Task instructions | Retype every line from the start of the data down to and including the line with "const SX = 1.2;". Skip the pictures.

Given data |
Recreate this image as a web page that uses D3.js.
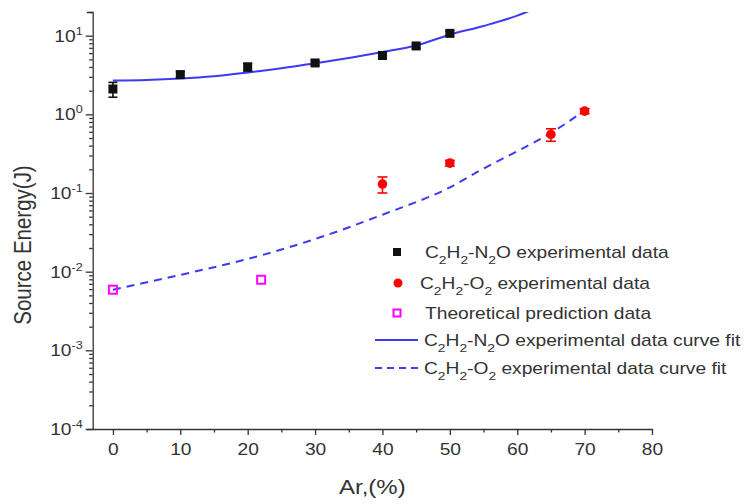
<!DOCTYPE html>
<html>
<head>
<meta charset="utf-8">
<script src="https://cdn.jsdelivr.net/npm/d3@7"></script>
<style>
  html, body { margin: 0; padding: 0; background: #fff; }
  svg { display: block; }
  text { font-family: "Liberation Sans", Arial, sans-serif; fill: #333; }
</style>
</head>
<body>
<svg id="chart" width="752" height="504"></svg>
<script>
// ---------------- data ----------------
const n2oAr = [0, 10, 20, 30, 40, 45, 50];
const n2oEnergy = [2.1, 3.2, 4.0, 4.5, 5.6, 7.4, 10.7];
const n2oErr = [0.45, 0.3, 0.45, 0.3, 0.4, 0.5, 0.8];

const o2Ar = [40, 50, 65, 70];
const o2Energy = [0.13, 0.24, 0.555, 1.1];
const o2Err = [0.03, 0.02, 0.1, 0.08];

const theoAr = [0, 22];
const theoEnergy = [0.0059, 0.0079];

const n2oFitAr = [0, 5, 10, 15, 20, 25, 30, 35, 40, 45, 50, 55, 60, 62];
const n2oFitEnergy = [2.7, 2.74, 2.85, 3.05, 3.4, 3.85, 4.45, 5.2, 6.2, 7.5, 10.3, 13.3, 18.0, 21.0];

const o2FitAr = [0, 10, 20, 30, 40, 50, 55, 60, 65, 70];
const o2FitEnergy = [0.0059, 0.0091, 0.0145, 0.026, 0.053, 0.118, 0.205, 0.34, 0.58, 1.12];

const xTickValues = [0, 10, 20, 30, 40, 50, 60, 70, 80];
const xMinorTicks = [5, 15, 25, 35, 45, 55, 65, 75];
const yMajorTicks = [1e-4, 1e-3, 1e-2, 1e-1, 1e0, 1e1];
const yTickExponents = ["-4", "-3", "-2", "-1", "0", "1"];

const xTitle = "Ar,(%)";
const yTitle = "Source Energy(J)";

const legendLabels = [
  [["C", 0], ["2", 1], ["H", 0], ["2", 1], ["-N", 0], ["2", 1], ["O experimental data", 0]],
  [["C", 0], ["2", 1], ["H", 0], ["2", 1], ["-O", 0], ["2", 1], [" experimental data", 0]],
  [["Theoretical prediction data", 0]],
  [["C", 0], ["2", 1], ["H", 0], ["2", 1], ["-N", 0], ["2", 1], ["O experimental data curve fit", 0]],
  [["C", 0], ["2", 1], ["H", 0], ["2", 1], ["-O", 0], ["2", 1], [" experimental data curve fit", 0]]
];

// ---------------- layout ----------------
const svg = d3.select("#chart");
const pLeft = 92.7, pRight = 652, pTop = 12, pBottom = 429;
const BLUE = "#3b3bf2", RED = "#ff0000", MAG = "#ff00ff", AXIS = "#333";
const SX = 1.2; // horizontal stretch of the reference's lettering

const x = d3.scaleLinear().domain([-3, 80]).range([pLeft, pRight]);
const y = d3.scaleLog().domain([1e-4, 20]).range([pBottom, pTop]);

svg.append("defs").append("clipPath").attr("id", "plotclip")
  .append("rect").attr("x", pLeft).attr("y", pTop).attr("width", pRight - pLeft).attr("height", pBottom - pTop);

// ---------------- axes ----------------
function styleAxis(g) {
  g.selectAll("path, line").attr("stroke", AXIS).attr("stroke-width", 1.3);
  g.select(".domain").attr("fill", "none");
}
const gx = svg.append("g").attr("transform", `translate(0,${pBottom})`)
  .call(d3.axisBottom(x).tickValues(xTickValues).tickSize(6).tickSizeOuter(0).tickPadding(9).tickFormat(d3.format("d")));
styleAxis(gx);
gx.selectAll("text").attr("font-size", 16).attr("fill", "#333")
  .attr("font-family", "Liberation Sans, Arial, sans-serif")
  .attr("transform", `scale(${SX},1)`);
const gxm = svg.append("g").attr("transform", `translate(0,${pBottom})`)
  .call(d3.axisBottom(x).tickValues(xMinorTicks).tickSize(3.5).tickSizeOuter(0).tickFormat(""));
styleAxis(gxm); gxm.select(".domain").remove();

const gy = svg.append("g").attr("transform", `translate(${pLeft},0)`)
  .call(d3.axisLeft(y).tickValues(yMajorTicks).tickSize(7).tickSizeOuter(6).tickFormat(""));
styleAxis(gy);
const yMinor = y.ticks().filter(v => !yMajorTicks.some(m => Math.abs(v / m - 1) < 1e-9));
const gym = svg.append("g").attr("transform", `translate(${pLeft},0)`)
  .call(d3.axisLeft(y).tickValues(yMinor).tickSize(3.5).tickSizeOuter(0).tickFormat(""));
styleAxis(gym); gym.select(".domain").remove();

yMajorTicks.forEach((v, i) => {
  const t = svg.append("text")
    .attr("transform", `translate(${pLeft - 10},${y(v) + 6}) scale(${SX},1)`)
    .attr("text-anchor", "end").attr("font-size", 16);
  t.append("tspan").text("10");
  t.append("tspan").attr("dy", -7).attr("font-size", 10.5).text(yTickExponents[i]);
});

svg.append("text").attr("transform", `translate(${(pLeft + pRight) / 2},494) scale(${SX},1)`)
  .attr("text-anchor", "middle").attr("font-size", 20).text(xTitle);
svg.append("text").attr("transform", `translate(31,245) scale(${SX},1) rotate(-90)`)
  .attr("text-anchor", "middle").attr("font-size", 20.5).text(yTitle);

// ---------------- fit curves ----------------
const plot = svg.append("g").attr("clip-path", "url(#plotclip)");
const line = d3.line().x(d => x(d[0])).y(d => y(d[1])).curve(d3.curveMonotoneX);

plot.append("path").datum(n2oFitAr.map((a, i) => [a, n2oFitEnergy[i]]))
  .attr("d", line).attr("fill", "none").attr("stroke", BLUE).attr("stroke-width", 2);
plot.append("path").datum(o2FitAr.map((a, i) => [a, o2FitEnergy[i]]))
  .attr("d", line).attr("fill", "none").attr("stroke", BLUE).attr("stroke-width", 2)
  .attr("stroke-dasharray", "8,6");

// ---------------- error bars & markers ----------------
function errorBars(ar, val, err, color, cap) {
  const g = svg.append("g").attr("stroke", color).attr("stroke-width", 1.6);
  ar.forEach((a, i) => {
    const cx = x(a), y1 = y(val[i] + err[i]), y2 = y(val[i] - err[i]);
    g.append("line").attr("x1", cx).attr("x2", cx).attr("y1", y1).attr("y2", y2);
    g.append("line").attr("x1", cx - cap).attr("x2", cx + cap).attr("y1", y1).attr("y2", y1);
    g.append("line").attr("x1", cx - cap).attr("x2", cx + cap).attr("y1", y2).attr("y2", y2);
  });
}
errorBars(n2oAr, n2oEnergy, n2oErr, "#111", 4.5);
errorBars(o2Ar, o2Energy, o2Err, RED, 5);

const sq = 9;
svg.append("g").selectAll("rect").data(n2oAr).join("rect")
  .attr("x", (d) => x(d) - sq / 2).attr("y", (d, i) => y(n2oEnergy[i]) - sq / 2)
  .attr("width", sq).attr("height", sq).attr("fill", "#111");

svg.append("g").selectAll("circle").data(o2Ar).join("circle")
  .attr("cx", d => x(d)).attr("cy", (d, i) => y(o2Energy[i])).attr("r", 4.8).attr("fill", RED);

svg.append("g").selectAll("rect").data(theoAr).join("rect")
  .attr("x", d => x(d) - 4).attr("y", (d, i) => y(theoEnergy[i]) - 4)
  .attr("width", 8).attr("height", 8).attr("fill", "none").attr("stroke", MAG).attr("stroke-width", 2);

// ---------------- legend ----------------
const legRows = [252, 283, 313, 340, 368];
const legTextX = [425, 420, 425, 424, 424];
const leg = svg.append("g");
leg.append("rect").attr("x", 397 - 4).attr("y", legRows[0] - 4).attr("width", 8).attr("height", 8).attr("fill", "#111");
leg.append("circle").attr("cx", 398).attr("cy", legRows[1]).attr("r", 4.5).attr("fill", RED);
leg.append("rect").attr("x", 397 - 3.5).attr("y", legRows[2] - 3.5).attr("width", 7).attr("height", 7)
  .attr("fill", "none").attr("stroke", MAG).attr("stroke-width", 2);
leg.append("line").attr("x1", 375).attr("x2", 418).attr("y1", legRows[3]).attr("y2", legRows[3])
  .attr("stroke", BLUE).attr("stroke-width", 2);
leg.append("line").attr("x1", 375).attr("x2", 418).attr("y1", legRows[4]).attr("y2", legRows[4])
  .attr("stroke", BLUE).attr("stroke-width", 2).attr("stroke-dasharray", "7,5");

legendLabels.forEach((segs, i) => {
  const t = leg.append("text")
    .attr("transform", `translate(${legTextX[i]},${legRows[i] + 6}) scale(${SX},1)`)
    .attr("font-size", 16);
  let shifted = false;
  segs.forEach(([s, sub]) => {
    const ts = t.append("tspan").text(s);
    if (sub && !shifted) { ts.attr("dy", 6).attr("font-size", 11.5); shifted = true; }
    else if (sub) { ts.attr("font-size", 11.5); }
    else if (!sub && shifted) { ts.attr("dy", -6); shifted = false; }
  });
});
</script>
</body>
</html>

Task result |
Recreate this image as a web page that uses D3.js.
<!DOCTYPE html>
<html>
<head>
<meta charset="utf-8">
<script src="https://cdn.jsdelivr.net/npm/d3@7"></script>
<style>
  html, body { margin: 0; padding: 0; background: #fff; }
  svg { display: block; }
  text { font-family: "Liberation Sans", Arial, sans-serif; fill: #333; }
</style>
</head>
<body>
<svg id="chart" width="752" height="504"></svg>
<script>
// ---------------- data ----------------
const n2oAr = [0, 10, 20, 30, 40, 45, 50];
const n2oEnergy = [2.1, 3.2, 4.0, 4.5, 5.6, 7.4, 10.7];
const n2oErr = [0.45, 0.3, 0.45, 0.3, 0.4, 0.5, 0.8];

const o2Ar = [40, 50, 65, 70];
const o2Energy = [0.13, 0.24, 0.555, 1.1];
const o2Err = [0.03, 0.02, 0.1, 0.08];

const theoAr = [0, 22];
const theoEnergy = [0.0059, 0.0079];

const n2oFitAr = [0, 5, 10, 15, 20, 25, 30, 35, 40, 45, 50, 55, 60, 62];
const n2oFitEnergy = [2.7, 2.74, 2.85, 3.05, 3.4, 3.85, 4.45, 5.2, 6.2, 7.5, 10.3, 13.3, 18.0, 21.0];

const o2FitAr = [0, 10, 20, 30, 40, 50, 55, 60, 65, 70];
const o2FitEnergy = [0.0059, 0.0091, 0.0145, 0.026, 0.053, 0.118, 0.205, 0.34, 0.58, 1.12];

const xTickValues = [0, 10, 20, 30, 40, 50, 60, 70, 80];
const xMinorTicks = [5, 15, 25, 35, 45, 55, 65, 75];
const yMajorTicks = [1e-4, 1e-3, 1e-2, 1e-1, 1e0, 1e1];
const yTickExponents = ["-4", "-3", "-2", "-1", "0", "1"];

const xTitle = "Ar,(%)";
const yTitle = "Source Energy(J)";

const legendLabels = [
  [["C", 0], ["2", 1], ["H", 0], ["2", 1], ["-N", 0], ["2", 1], ["O experimental data", 0]],
  [["C", 0], ["2", 1], ["H", 0], ["2", 1], ["-O", 0], ["2", 1], [" experimental data", 0]],
  [["Theoretical prediction data", 0]],
  [["C", 0], ["2", 1], ["H", 0], ["2", 1], ["-N", 0], ["2", 1], ["O experimental data curve fit", 0]],
  [["C", 0], ["2", 1], ["H", 0], ["2", 1], ["-O", 0], ["2", 1], [" experimental data curve fit", 0]]
];

// ---------------- layout ----------------
const svg = d3.select("#chart");
const pLeft = 92.7, pRight = 652, pTop = 12, pBottom = 429;
const BLUE = "#3b3bf2", RED = "#ff0000", MAG = "#ff00ff", AXIS = "#333";
const SX = 1.2; // horizontal stretch of the reference's lettering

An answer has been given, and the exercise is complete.